Dataset entries:
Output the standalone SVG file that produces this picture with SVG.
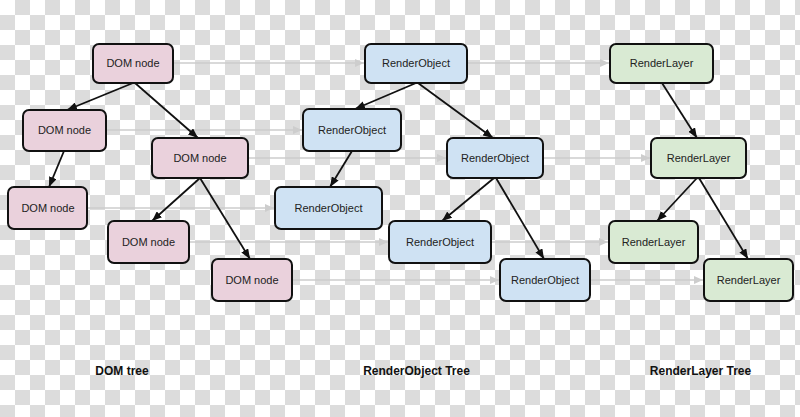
<svg xmlns="http://www.w3.org/2000/svg" width="800" height="417" viewBox="0 0 800 417">
<style>
.n rect{stroke:#111;stroke-width:2}
.dom rect{fill:#ead1dc}
.ro rect{fill:#cfe2f3}
.rl rect{fill:#d9ead3}
.n text{font-family:"Liberation Sans",Arial,sans-serif;font-size:11px;fill:#222;text-anchor:middle}
.lbl{font-family:"Liberation Sans",Arial,sans-serif;font-size:12px;font-weight:bold;fill:#111;text-anchor:middle}
.tree line{stroke:#111;stroke-width:1.8;marker-end:url(#ah)}
.map line{stroke:#cdcdcd;stroke-width:1.6;marker-end:url(#ag)}
</style>
<defs>
<pattern id="chk" width="30" height="30" patternUnits="userSpaceOnUse">
<rect width="30" height="30" fill="#fff"/>
<rect x="15" y="0" width="15" height="15" fill="#dcdcdc"/>
<rect x="0" y="15" width="15" height="15" fill="#dcdcdc"/>
</pattern>
<marker id="ah" markerWidth="10" markerHeight="8" refX="10" refY="4" orient="auto" markerUnits="userSpaceOnUse"><path d="M0,0 L10,4 L0,8 z" fill="#111"/></marker>
<marker id="ag" markerWidth="9" markerHeight="8" refX="9" refY="4" orient="auto" markerUnits="userSpaceOnUse"><path d="M0,0 L9,4 L0,8 z" fill="#cdcdcd"/></marker>
</defs>
<rect width="800" height="417" fill="url(#chk)"/>
<g id="connectors">
<g class="map">
<line x1="173" y1="63" x2="364" y2="63"/>
<line x1="467" y1="63" x2="609" y2="63"/>
<line x1="106" y1="130" x2="302" y2="130"/>
<line x1="248" y1="158" x2="446" y2="158"/>
<line x1="543" y1="158" x2="650" y2="158"/>
<line x1="87" y1="208" x2="274" y2="208"/>
<line x1="189" y1="242" x2="388" y2="242"/>
<line x1="491" y1="242" x2="608" y2="242"/>
<line x1="292" y1="280" x2="499" y2="280"/>
<line x1="590" y1="280" x2="703" y2="280"/>
</g>
<g class="tree">
<line x1="133" y1="83" x2="67" y2="110"/>
<line x1="135" y1="83" x2="198" y2="138"/>
<line x1="64" y1="151" x2="49" y2="187"/>
<line x1="200" y1="178" x2="152" y2="221"/>
<line x1="200" y1="178" x2="250" y2="259"/>
<line x1="416" y1="83" x2="355" y2="109"/>
<line x1="418" y1="83" x2="493" y2="138"/>
<line x1="352" y1="151" x2="330" y2="187"/>
<line x1="494" y1="178" x2="442" y2="221"/>
<line x1="496" y1="178" x2="544" y2="259"/>
<line x1="662" y1="83" x2="697" y2="138"/>
<line x1="697" y1="178" x2="657" y2="221"/>
<line x1="699" y1="178" x2="748" y2="259"/>
</g>
</g>
<g id="dom1" class="n dom"><rect x="93" y="44" width="80" height="39" rx="6"/><text x="133" y="67">DOM node</text></g>
<g id="dom2" class="n dom"><rect x="23" y="110" width="83" height="41" rx="6"/><text x="64.5" y="134">DOM node</text></g>
<g id="dom3" class="n dom"><rect x="152" y="138" width="96" height="40" rx="6"/><text x="200" y="162">DOM node</text></g>
<g id="dom4" class="n dom"><rect x="8" y="187" width="79" height="42" rx="6"/><text x="48" y="212">DOM node</text></g>
<g id="dom5" class="n dom"><rect x="108" y="221" width="81" height="42" rx="6"/><text x="148.5" y="246">DOM node</text></g>
<g id="dom6" class="n dom"><rect x="212" y="259" width="80" height="42" rx="6"/><text x="252" y="284">DOM node</text></g>
<g id="ro1" class="n ro"><rect x="365" y="44" width="102" height="39" rx="6"/><text x="416" y="67">RenderObject</text></g>
<g id="ro2" class="n ro"><rect x="303" y="109" width="98" height="42" rx="6"/><text x="352" y="134">RenderObject</text></g>
<g id="ro3" class="n ro"><rect x="447" y="138" width="96" height="40" rx="6"/><text x="495" y="162">RenderObject</text></g>
<g id="ro4" class="n ro"><rect x="275" y="187" width="107" height="42" rx="6"/><text x="328.5" y="212">RenderObject</text></g>
<g id="ro5" class="n ro"><rect x="389" y="221" width="102" height="42" rx="6"/><text x="440" y="246">RenderObject</text></g>
<g id="ro6" class="n ro"><rect x="500" y="259" width="90" height="42" rx="6"/><text x="545" y="284">RenderObject</text></g>
<g id="rl1" class="n rl"><rect x="610" y="44" width="103" height="39" rx="6"/><text x="661.5" y="67">RenderLayer</text></g>
<g id="rl2" class="n rl"><rect x="651" y="138" width="95" height="40" rx="6"/><text x="698.5" y="162">RenderLayer</text></g>
<g id="rl3" class="n rl"><rect x="609" y="221" width="89" height="42" rx="6"/><text x="653.5" y="246">RenderLayer</text></g>
<g id="rl4" class="n rl"><rect x="704" y="259" width="89" height="42" rx="6"/><text x="748.5" y="284">RenderLayer</text></g>
<g id="labels">
<text class="lbl" x="122" y="375">DOM tree</text>
<text class="lbl" x="416.5" y="375">RenderObject Tree</text>
<text class="lbl" x="700.5" y="375">RenderLayer Tree</text>
</g>
</svg>
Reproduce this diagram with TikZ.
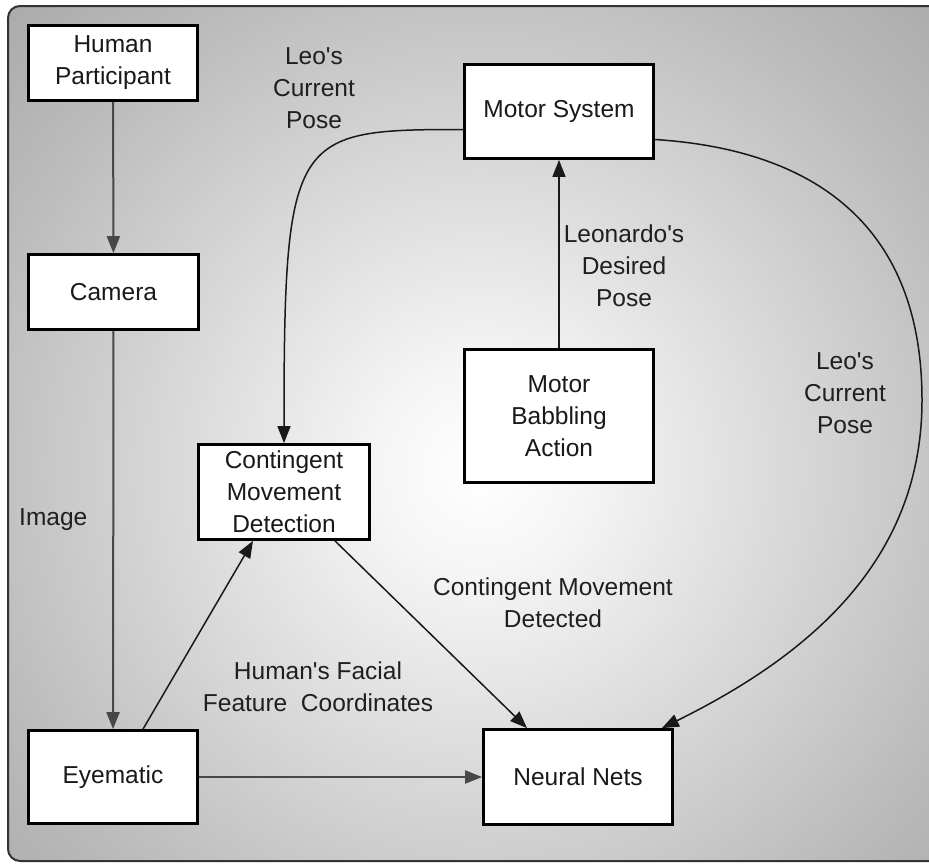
\documentclass[tikz,border=0pt]{standalone}
\usepackage{fontspec}
\setmainfont{Liberation Sans}
\usetikzlibrary{arrows.meta,calc}

% soft light glow behind the whole diagram (radius 50bp maps to the circle's edge)
\pgfdeclareradialshading{bgglow}{\pgfpoint{0bp}{0bp}}{%
  color(0bp)=(white); color(4bp)=(white!96!black); color(20bp)=(black!27);
  color(36bp)=(black!46); color(50bp)=(black!60)}

\newcommand\dgmfont{\fontsize{24.5}{32}\selectfont}
\newcommand\aq{\textquotesingle}

\tikzset{
  block/.style={draw=black, line width=2.8pt, fill=white, align=center,
    inner sep=0pt, font=\dgmfont, text=black!90},
  lbl/.style={align=center, inner sep=0pt, font=\dgmfont, text=black!88},
  link/.style={line width=1.5pt, draw=black!90,
    -{Triangle[length=17pt,width=13pt]}},
  graylink/.style={link, line width=2pt, draw=black!72},
}

\begin{document}
\begin{tikzpicture}[x=1pt,y=-1pt]
  % page and frame
  \fill[white] (0,0) rectangle (929,863);
  \useasboundingbox (0,0) rectangle (929,863);
  \begin{scope}
    \clip[rounded corners=12pt] (8,6) rectangle (960,861);
    \shade[shading=bgglow] (480,470) circle (660);
  \end{scope}
  \draw[line width=2pt, draw=black!80, rounded corners=12pt] (8,6) rectangle (960,861);

  % processing blocks
  \node[block, minimum width=169, minimum height=75] (hp)  at (113,63)    {Human\\Participant};
  \node[block, minimum width=170, minimum height=75] (cam) at (113.5,292) {Camera};
  \node[block, minimum width=169, minimum height=93] (eye) at (113,777)   {Eyematic};
  \node[block, minimum width=171, minimum height=95] (cmd) at (284,492)   {Contingent\\Movement\\Detection};
  \node[block, minimum width=189, minimum height=94] (ms)  at (559,111.5) {Motor System};
  \node[block, minimum width=189, minimum height=133] (mb) at (559,416)   {Motor\\Babbling\\Action};
  \node[block, minimum width=189, minimum height=95] (nn)  at (578,777)   {Neural Nets};

  % connector labels
  \node[lbl] (poseL) at (314,88)  {Leo\aq s\\Current\\Pose};
  \node[lbl] (desired) at (624,266) {Leonardo\aq s\\Desired\\Pose};
  \node[lbl] (poseR) at (845,393) {Leo\aq s\\Current\\Pose};
  \node[lbl, anchor=west] (image) at (19,520) {Image};
  \node[lbl] (facial) at (318,687) {Human\aq s Facial\\Feature\ \ Coordinates};
  \node[lbl] (cmdet) at (553,603) {Contingent Movement\\Detected};

  % connectors
  \draw[graylink] (hp) -- (cam);
  \draw[graylink] (cam) -- (eye);
  \draw[graylink] (eye) -- (nn);
  \draw[link] (mb) -- (ms);
  \draw[link] ([xshift=30pt]eye.north) -- ([xshift=-31pt]cmd.south);
  \draw[link] ([xshift=51pt]cmd.south) -- ([xshift=-51pt]nn.north);
  \draw[link] ([yshift=-18pt]ms.west) .. controls +(-170,0) and +(0,-310) .. (cmd.north);
  \draw[link] ([yshift=-28pt]ms.east) .. controls (820,150) and (922,230) .. (922,400)
      .. controls (922,560) and (810,655) .. ([xshift=-12pt]nn.north east);
\end{tikzpicture}
\end{document}
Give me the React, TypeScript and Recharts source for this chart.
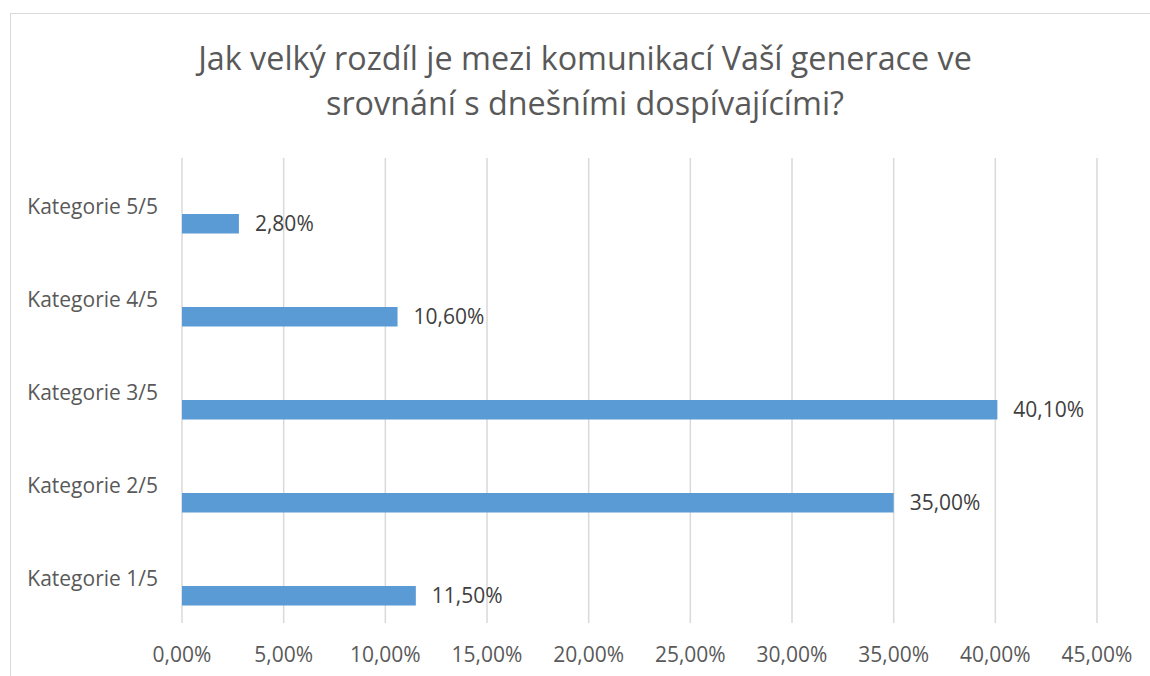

Stated exercise:
Find how many lines hold the string "standalone", and state that number alone.

Response to this task:
2